Aim of the task:
Below is a block of data; give all of it again word for word.

════════

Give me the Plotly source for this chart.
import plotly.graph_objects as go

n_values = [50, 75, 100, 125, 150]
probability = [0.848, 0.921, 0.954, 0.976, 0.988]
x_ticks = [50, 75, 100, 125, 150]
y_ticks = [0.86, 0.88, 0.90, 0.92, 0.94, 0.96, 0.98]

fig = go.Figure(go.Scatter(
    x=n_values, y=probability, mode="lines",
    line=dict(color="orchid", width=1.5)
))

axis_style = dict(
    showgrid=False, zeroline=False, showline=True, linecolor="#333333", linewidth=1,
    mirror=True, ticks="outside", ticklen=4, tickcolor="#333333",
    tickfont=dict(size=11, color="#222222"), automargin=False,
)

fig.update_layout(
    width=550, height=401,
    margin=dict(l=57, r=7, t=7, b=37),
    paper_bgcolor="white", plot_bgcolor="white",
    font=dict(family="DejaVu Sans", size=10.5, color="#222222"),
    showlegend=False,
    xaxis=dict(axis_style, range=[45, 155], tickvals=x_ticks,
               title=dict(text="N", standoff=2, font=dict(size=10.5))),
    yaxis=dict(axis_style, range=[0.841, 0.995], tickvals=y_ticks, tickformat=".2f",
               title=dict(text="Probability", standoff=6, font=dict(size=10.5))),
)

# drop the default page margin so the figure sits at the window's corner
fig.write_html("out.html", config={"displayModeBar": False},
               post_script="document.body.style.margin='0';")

════════

Answer to this exercise:
Give me the Plotly source for this chart.
import plotly.graph_objects as go

n_values = [50, 75, 100, 125, 150]
probability = [0.848, 0.921, 0.954, 0.976, 0.988]
x_ticks = [50, 75, 100, 125, 150]
y_ticks = [0.86, 0.88, 0.90, 0.92, 0.94, 0.96, 0.98]

fig = go.Figure(go.Scatter(
    x=n_values, y=probability, mode="lines",
    line=dict(color="orchid", width=1.5)
))

axis_style = dict(
    showgrid=False, zeroline=False, showline=True, linecolor="#333333", linewidth=1,
    mirror=True, ticks="outside", ticklen=4, tickcolor="#333333",
    tickfont=dict(size=11, color="#222222"), automargin=False,
)

fig.update_layout(
    width=550, height=401,
    margin=dict(l=57, r=7, t=7, b=37),
    paper_bgcolor="white", plot_bgcolor="white",
    font=dict(family="DejaVu Sans", size=10.5, color="#222222"),
    showlegend=False,
    xaxis=dict(axis_style, range=[45, 155], tickvals=x_ticks,
               title=dict(text="N", standoff=2, font=dict(size=10.5))),
    yaxis=dict(axis_style, range=[0.841, 0.995], tickvals=y_ticks, tickformat=".2f",
               title=dict(text="Probability", standoff=6, font=dict(size=10.5))),
)

# drop the default page margin so the figure sits at the window's corner
fig.write_html("out.html", config={"displayModeBar": False},
               post_script="document.body.style.margin='0';")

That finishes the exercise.